The decision to waive a preliminary hearing is much rarer, and the reasons for doing so are more complicated. Absent some compelling reason, it doesn’t make sense to waive the preliminary hearing. The hearing serves as a valuable discovery tool, allowing the defense to learn much about the prosecution’s case well before trial. Since the testimony is recorded, the hearing also allows the defendant to pin the prosecution witnesses down on key issues for possible impeachment at trial.

As a result, I have rarely waived a preliminary hearing on behalf of a client. In the cases in which I have, it usually had something to do with a package plea bargain in which the defendant was combining a number of open cases into one deal. Some cases were further along in the process than others, and the waiver was done to facilitate the deal. The discovery and impeachment objectives are not as important if the defendant is not planning to contest the charges at trial. And the court will make sure that the waiver is knowing, intelligent and voluntary on the part of the defendant.

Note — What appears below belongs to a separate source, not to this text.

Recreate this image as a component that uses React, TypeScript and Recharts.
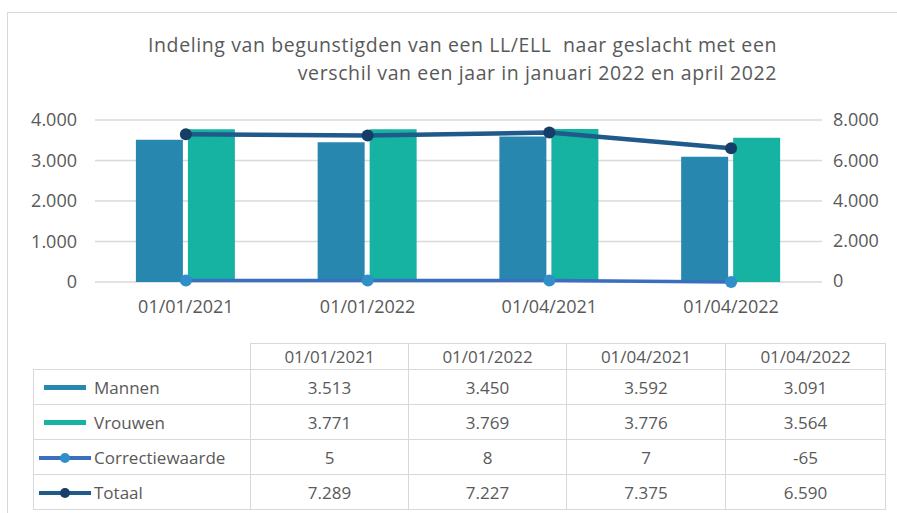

JW June 22, 2010 at 11:14 am

Jamison,
Thanks for the response. I’ve been doing a lot of reading lately about a certain kind of charge, and from what I get from the news stories, it goes something like this “Defendant So-and-so, represented by Public Defender Donkeylips, appeared in front of Judge Whatsherface and waived So-and-so’s preliminary hearing. Trial is set for two months from now.”
Then, about a month later, this headline “So-and-so Pleas to Criminal Charges” and I was left wondering … what happened to the trial? Makes a lot more sense now. Thanks!

[MB] February 12, 2011 at 10:34 am

Hi my name is [deleted], I live in DC and I have been summoned to court for a false accident report however, the report I received from the officer was a property report. I mad the claim on the street of the accident. I wantet to know what is your advice for me? Please let me know

Thank You

[MB] February 12, 2011 at 10:37 am

I also wanted to know – how long does this last? will the court make a decision quickly? will I go to jail or will it be dropped? I am only 24yrs old, never done anything legally wrong and I work as a contractor for the goverment and I really am not trying to messs up my job since its essentially only income in my house

jamison February 13, 2011 at 8:16 am

MB:

Unfortunately, I have no idea as to the facts of your case. Nor can I provide specific legal advice over the Internet. Since you should be careful about posting details of your case on a public forum such as this one, I have also deleted your name and identifying information. Talk to your lawyer. He or she will lay out the post-arraignment process for you. Best wishes on your case.